** WHAT THIS TASK INVOLVES **
Begin with the first line below and retype each line exactly through the line containing "panel_right = [200, 248]". Any pictures are to be left out.

** GIVEN DATA **
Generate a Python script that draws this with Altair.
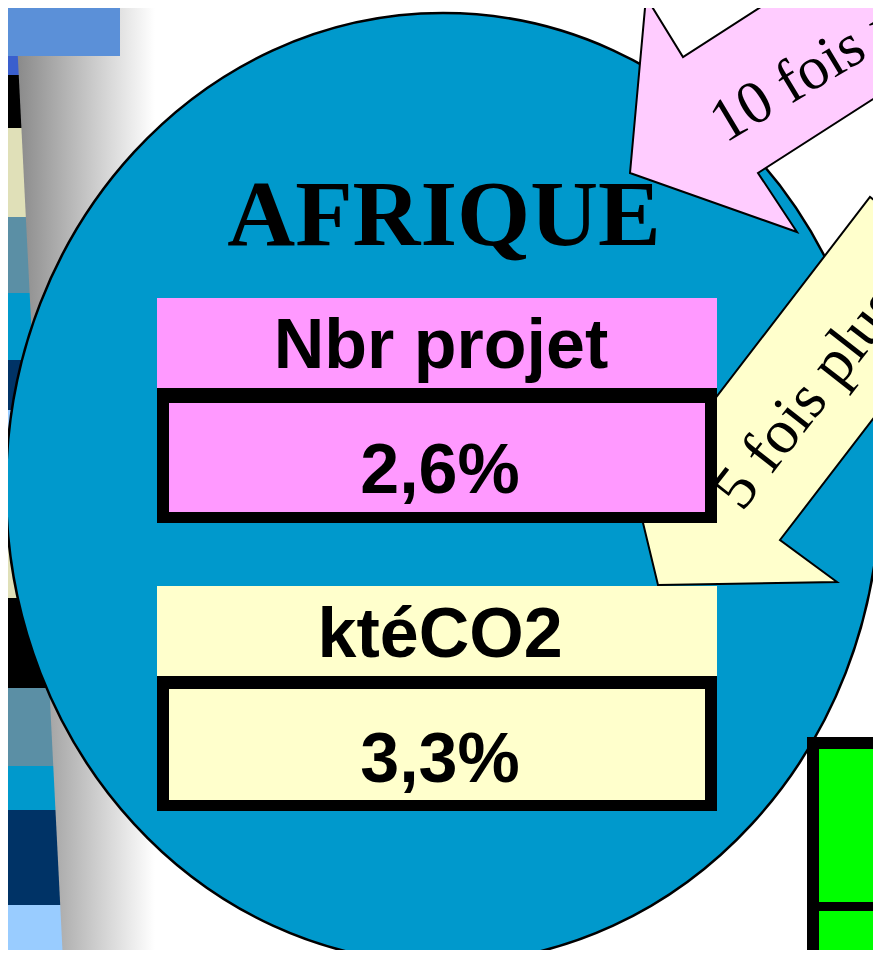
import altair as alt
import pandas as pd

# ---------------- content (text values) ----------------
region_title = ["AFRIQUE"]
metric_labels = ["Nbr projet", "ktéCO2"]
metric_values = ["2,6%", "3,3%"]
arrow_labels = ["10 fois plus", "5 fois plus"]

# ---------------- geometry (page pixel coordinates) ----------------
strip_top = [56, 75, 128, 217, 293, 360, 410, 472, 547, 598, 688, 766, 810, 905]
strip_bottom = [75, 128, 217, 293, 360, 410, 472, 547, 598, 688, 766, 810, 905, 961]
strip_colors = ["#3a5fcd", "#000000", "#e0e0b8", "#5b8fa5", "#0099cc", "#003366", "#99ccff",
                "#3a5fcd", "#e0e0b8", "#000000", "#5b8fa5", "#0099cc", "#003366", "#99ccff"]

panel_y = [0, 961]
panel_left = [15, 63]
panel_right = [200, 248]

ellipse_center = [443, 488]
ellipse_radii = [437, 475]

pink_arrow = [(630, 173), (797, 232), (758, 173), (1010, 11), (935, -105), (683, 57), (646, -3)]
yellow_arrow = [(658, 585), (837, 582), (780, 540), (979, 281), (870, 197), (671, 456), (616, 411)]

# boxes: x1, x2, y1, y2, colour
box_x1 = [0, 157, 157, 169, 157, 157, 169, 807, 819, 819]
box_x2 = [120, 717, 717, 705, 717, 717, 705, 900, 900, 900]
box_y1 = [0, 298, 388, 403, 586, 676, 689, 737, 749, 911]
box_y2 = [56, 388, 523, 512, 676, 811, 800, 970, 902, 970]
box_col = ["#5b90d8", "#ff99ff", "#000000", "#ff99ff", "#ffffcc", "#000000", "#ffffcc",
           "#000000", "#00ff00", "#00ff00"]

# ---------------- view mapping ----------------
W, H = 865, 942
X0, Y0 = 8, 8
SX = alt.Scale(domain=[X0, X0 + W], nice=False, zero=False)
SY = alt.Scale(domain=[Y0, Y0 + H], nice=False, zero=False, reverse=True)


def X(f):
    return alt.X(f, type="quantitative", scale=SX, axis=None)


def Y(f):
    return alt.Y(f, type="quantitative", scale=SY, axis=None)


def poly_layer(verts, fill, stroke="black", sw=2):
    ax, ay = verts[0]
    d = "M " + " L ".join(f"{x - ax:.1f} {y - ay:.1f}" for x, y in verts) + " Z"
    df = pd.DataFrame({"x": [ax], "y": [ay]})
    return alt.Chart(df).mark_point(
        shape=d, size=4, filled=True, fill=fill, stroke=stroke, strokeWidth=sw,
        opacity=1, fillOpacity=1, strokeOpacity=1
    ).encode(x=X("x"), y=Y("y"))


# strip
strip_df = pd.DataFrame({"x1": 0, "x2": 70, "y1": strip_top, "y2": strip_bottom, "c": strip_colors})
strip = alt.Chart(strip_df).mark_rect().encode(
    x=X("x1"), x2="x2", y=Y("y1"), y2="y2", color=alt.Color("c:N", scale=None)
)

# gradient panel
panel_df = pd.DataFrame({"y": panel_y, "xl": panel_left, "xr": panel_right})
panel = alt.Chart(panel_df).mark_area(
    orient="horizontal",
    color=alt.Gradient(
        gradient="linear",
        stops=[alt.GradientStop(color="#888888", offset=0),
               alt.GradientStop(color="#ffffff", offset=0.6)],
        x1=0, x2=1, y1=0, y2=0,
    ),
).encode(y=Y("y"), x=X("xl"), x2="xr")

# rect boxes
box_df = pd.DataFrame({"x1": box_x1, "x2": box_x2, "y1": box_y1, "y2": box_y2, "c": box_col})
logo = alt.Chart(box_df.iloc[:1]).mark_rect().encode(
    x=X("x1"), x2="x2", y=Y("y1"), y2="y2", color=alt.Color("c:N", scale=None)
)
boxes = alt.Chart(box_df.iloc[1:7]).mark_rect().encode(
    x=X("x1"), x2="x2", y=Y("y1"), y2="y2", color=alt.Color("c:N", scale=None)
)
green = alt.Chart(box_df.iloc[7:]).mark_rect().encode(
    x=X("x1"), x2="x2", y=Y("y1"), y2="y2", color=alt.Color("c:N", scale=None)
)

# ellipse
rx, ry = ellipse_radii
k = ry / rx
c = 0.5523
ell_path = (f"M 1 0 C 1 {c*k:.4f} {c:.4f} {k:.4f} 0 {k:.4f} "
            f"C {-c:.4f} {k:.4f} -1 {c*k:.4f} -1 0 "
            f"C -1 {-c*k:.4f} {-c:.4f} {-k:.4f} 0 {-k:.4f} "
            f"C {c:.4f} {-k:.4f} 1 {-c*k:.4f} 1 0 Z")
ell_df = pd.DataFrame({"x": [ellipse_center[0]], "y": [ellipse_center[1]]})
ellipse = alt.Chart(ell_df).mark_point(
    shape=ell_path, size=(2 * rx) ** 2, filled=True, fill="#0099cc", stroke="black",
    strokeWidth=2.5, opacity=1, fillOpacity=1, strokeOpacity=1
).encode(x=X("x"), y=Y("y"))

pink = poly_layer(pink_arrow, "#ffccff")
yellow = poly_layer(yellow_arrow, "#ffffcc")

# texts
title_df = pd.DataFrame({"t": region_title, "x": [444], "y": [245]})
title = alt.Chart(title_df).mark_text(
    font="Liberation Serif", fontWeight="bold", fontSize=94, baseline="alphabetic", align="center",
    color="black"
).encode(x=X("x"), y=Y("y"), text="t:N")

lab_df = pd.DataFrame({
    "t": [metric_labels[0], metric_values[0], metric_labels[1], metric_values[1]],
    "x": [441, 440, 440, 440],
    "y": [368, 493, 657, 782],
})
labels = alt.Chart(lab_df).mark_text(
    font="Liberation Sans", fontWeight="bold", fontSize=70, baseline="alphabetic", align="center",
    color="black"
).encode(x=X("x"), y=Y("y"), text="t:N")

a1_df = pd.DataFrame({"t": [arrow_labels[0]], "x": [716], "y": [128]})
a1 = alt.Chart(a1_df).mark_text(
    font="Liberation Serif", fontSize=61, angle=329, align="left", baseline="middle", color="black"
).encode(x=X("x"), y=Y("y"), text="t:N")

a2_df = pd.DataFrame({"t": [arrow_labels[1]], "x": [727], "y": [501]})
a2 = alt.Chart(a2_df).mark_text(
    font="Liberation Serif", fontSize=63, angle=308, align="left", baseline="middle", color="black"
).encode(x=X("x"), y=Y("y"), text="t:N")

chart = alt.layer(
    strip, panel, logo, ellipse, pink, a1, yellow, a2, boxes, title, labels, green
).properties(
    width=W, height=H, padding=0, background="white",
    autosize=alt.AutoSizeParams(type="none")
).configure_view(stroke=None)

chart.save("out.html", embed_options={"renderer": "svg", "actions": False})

** TASK SOLUTION **
Generate a Python script that draws this with Altair.
import altair as alt
import pandas as pd

# ---------------- content (text values) ----------------
region_title = ["AFRIQUE"]
metric_labels = ["Nbr projet", "ktéCO2"]
metric_values = ["2,6%", "3,3%"]
arrow_labels = ["10 fois plus", "5 fois plus"]

# ---------------- geometry (page pixel coordinates) ----------------
strip_top = [56, 75, 128, 217, 293, 360, 410, 472, 547, 598, 688, 766, 810, 905]
strip_bottom = [75, 128, 217, 293, 360, 410, 472, 547, 598, 688, 766, 810, 905, 961]
strip_colors = ["#3a5fcd", "#000000", "#e0e0b8", "#5b8fa5", "#0099cc", "#003366", "#99ccff",
                "#3a5fcd", "#e0e0b8", "#000000", "#5b8fa5", "#0099cc", "#003366", "#99ccff"]

panel_y = [0, 961]
panel_left = [15, 63]
panel_right = [200, 248]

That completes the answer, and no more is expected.